Carla Andrino é uma das mulheres que mais admiro no universo artístico nacional. Gosto da sua alegria esfuziante, da enorme verdade que imprime a cada papel, um camaleão da comédia que nunca vira a cara a um desafio.
Esta é a atriz que o país conhece, irreverente, aplicada, sempre a fazer três coisas impossíveis ao mesmo tempo e a concretizá-las com determinação. O que poucos sabem é que se licenciou em Psicologia como trabalhadora-estudante, tem gabinete como terapeuta, carteira de pacientes e que conseguiu finalizar o doutoramento no ano passado, ao mesmo tempo que percorria o país no elenco de uma ótima comédia intitulada Noivo por Acaso. Nesta peça, com Fernando Mendes, tem dois papéis diferentes, duas composições distintas, e nunca entra em palco sem arrancar uma chuva de gargalhadas.

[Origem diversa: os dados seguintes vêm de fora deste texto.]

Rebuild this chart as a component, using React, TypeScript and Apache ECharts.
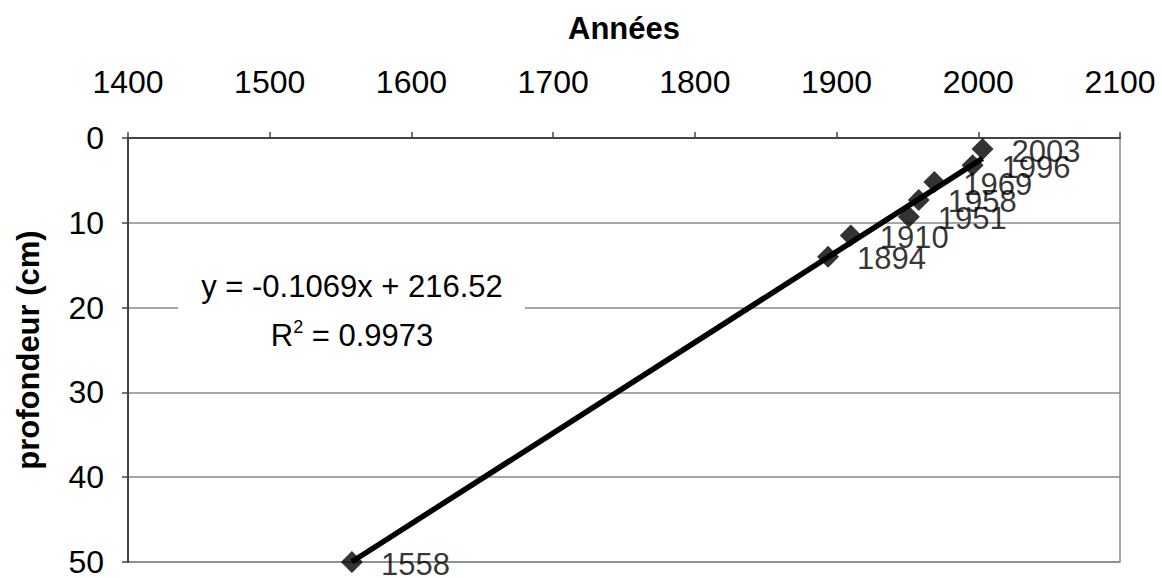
import React, { useEffect, useRef } from "react";
import * as echarts from "echarts";

const years = [1558, 1894, 1910, 1951, 1958, 1969, 1996, 2003];
const depths = [50, 14, 11.5, 9.3, 7.3, 5.2, 3.2, 1.3];
const xTicks = { min: 1400, max: 2100, interval: 100 };
const yTicks = { min: 0, max: 50, interval: 10 };
const slope = -0.1069;
const intercept = 216.52;
const equationText = "y = -0.1069x + 216.52";
const r2Value = "0.9973";
const xTitle = "Années";
const yTitle = "profondeur (cm)";

const FONT = "Liberation Sans, Arial, sans-serif";

export default function App() {
  const ref = useRef<HTMLDivElement>(null);
  useEffect(() => {
    if (!ref.current) return;
    const chart = echarts.init(ref.current, undefined, { renderer: "svg" });
    const xStart = years[0];
    const xEnd = years[years.length - 1];
    const trend = [
      [xStart, slope * xStart + intercept],
      [xEnd, slope * xEnd + intercept],
    ];
    chart.setOption({
      animation: false,
      backgroundColor: "#ffffff",
      textStyle: { fontFamily: FONT },
      grid: {
        left: 128,
        right: 42,
        top: 138,
        bottom: 16,
        containLabel: false,
        outerBoundsMode: "none",
        show: true,
        borderColor: "#8a8a8a",
        borderWidth: 1.5,
        backgroundColor: "transparent",
      },
      xAxis: {
        type: "value",
        position: "top",
        min: xTicks.min,
        max: xTicks.max,
        interval: xTicks.interval,
        name: xTitle,
        nameLocation: "middle",
        nameGap: 94,
        nameTextStyle: { fontSize: 31, fontWeight: "bold", color: "#000", fontFamily: FONT },
        axisLine: { show: true, lineStyle: { color: "#444", width: 2 } },
        axisTick: { show: true, length: 6, lineStyle: { color: "#444", width: 1.5 } },
        axisLabel: {
          fontSize: 32,
          color: "#000",
          margin: 40,
          fontFamily: FONT,
          formatter: (v: number) => String(v),
        },
        splitLine: { show: false },
      },
      yAxis: {
        type: "value",
        inverse: true,
        min: yTicks.min,
        max: yTicks.max,
        interval: yTicks.interval,
        name: yTitle,
        nameLocation: "middle",
        nameGap: 84,
        nameTextStyle: { fontSize: 31, fontWeight: "bold", color: "#000", fontFamily: FONT },
        axisLine: { show: true, lineStyle: { color: "#444", width: 2 } },
        axisTick: { show: true, length: 6, lineStyle: { color: "#444", width: 1.5 } },
        axisLabel: {
          fontSize: 32,
          color: "#000",
          margin: 24,
          fontFamily: FONT,
          formatter: (v: number) => String(v),
        },
        splitLine: { show: true, lineStyle: { color: "#8a8a8a", width: 1.5 } },
      },
      series: [
        {
          type: "line",
          data: trend,
          showSymbol: false,
          symbol: "none",
          lineStyle: { color: "#000", width: 5.5 },
          z: 3,
        },
        {
          type: "scatter",
          data: years.map((y, i) => [y, depths[i]]),
          symbol: "diamond",
          symbolSize: 22,
          itemStyle: { color: "#000" },
          z: 4,
          label: {
            show: true,
            position: "right",
            distance: 18,
            offset: [0, 2],
            fontSize: 31,
            color: "#000",
            fontFamily: FONT,
            formatter: (p: any) => String(p.value[0]),
          },
        },
      ],
      graphic: [
        {
          type: "rect",
          z: 100,
          shape: { x: 178, y: 262, width: 347, height: 92 },
          style: { fill: "#ffffff" },
        },
        {
          type: "text",
          z: 101,
          x: 352,
          y: 286,
          style: {
            text: equationText,
            fontSize: 31,
            fontFamily: FONT,
            fill: "#000",
            textAlign: "center",
            textVerticalAlign: "middle",
          },
        },
        {
          type: "text",
          z: 101,
          x: 352,
          y: 335,
          style: {
            text: "R{s|2} = " + r2Value,
            fontSize: 31,
            fontFamily: FONT,
            fill: "#000",
            textAlign: "center",
            textVerticalAlign: "middle",
            rich: {
              s: { fontSize: 18, verticalAlign: "top", lineHeight: 34, fill: "#000", fontFamily: FONT },
            },
          },
        },
      ],
    });
    return () => chart.dispose();
  }, []);
  return (
    <div
      ref={ref}
      style={{ position: "fixed", left: 0, top: 0, width: 1162, height: 578 }}
    />
  );
}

Carla é uma fonte inesgotável de energia. Por isso, o recente comunicado a dar conta de que estava doente apanhou-nos de surpresa. Não tenho dúvidas de que vencerá esta batalha, com a garra que a caracteriza. Não me vou deter sobre o medo, a dor, que partilha com todos aquelas e aqueles que já sofreram uma doença oncológica. Não posso, nem devo fazê-lo. Não quero acrescentar lugares-comuns sobre uma doença tão castigadora, que testa tudo e todos até ao limite. Doentes e familiares. Mas, ao ler o comunicado sóbrio da Carla, não pude deixar de pensar nas implicações e na forma como temos de nos justificar ao mundo sobre os nossos estados de alma ou de… saúde. Esta avenida digital abriu-nos as paredes da casa, do trabalho e do corpo… Não falo apenas das pessoas que são reconhecidas pelo público, endereço-me a todos nós, que vivemos nesta bolha digital, na qual partilhamos o suspiro, o sorriso, a alegria, e pergunto-me se a Carla não será uma das últimas pessoas que se deterão em mostrar a ferida profunda da normalidade dos seus dias. Não faço juízos, nem condeno, não sei o que farei se um dia for contemplada com este azar do destino. Carla escolheu o silêncio.
Lembro-me de que uma vedeta norte-americana transformou todo o seu processo de quimioterapia num programa de televisão, mostrando em doc reality a agonia de um cancro terminal. Foi largamente criticada por expor a sua privacidade. Foi largamente elogiada porque se humanizou perante os milhões de americanos que achavam que a Farrah Fawcett era apenas um sorriso brilhante e uma cabeleireira estonteante. Uma beleza tão admirada maculada pela doença. Muitos apelidaram esta atitude de um profundo mau gosto, um voyeurismo desnecessário. Outros encontraram no seu exemplo a força para combater os seus próprios males. Deixo-vos a minha dúvida e convido-vos ao debate… No turbilhão digital, depois do trabalho, da vida privada, da beleza cada vez mais erotizada, do sexo… devemos partilhar o sofrimento?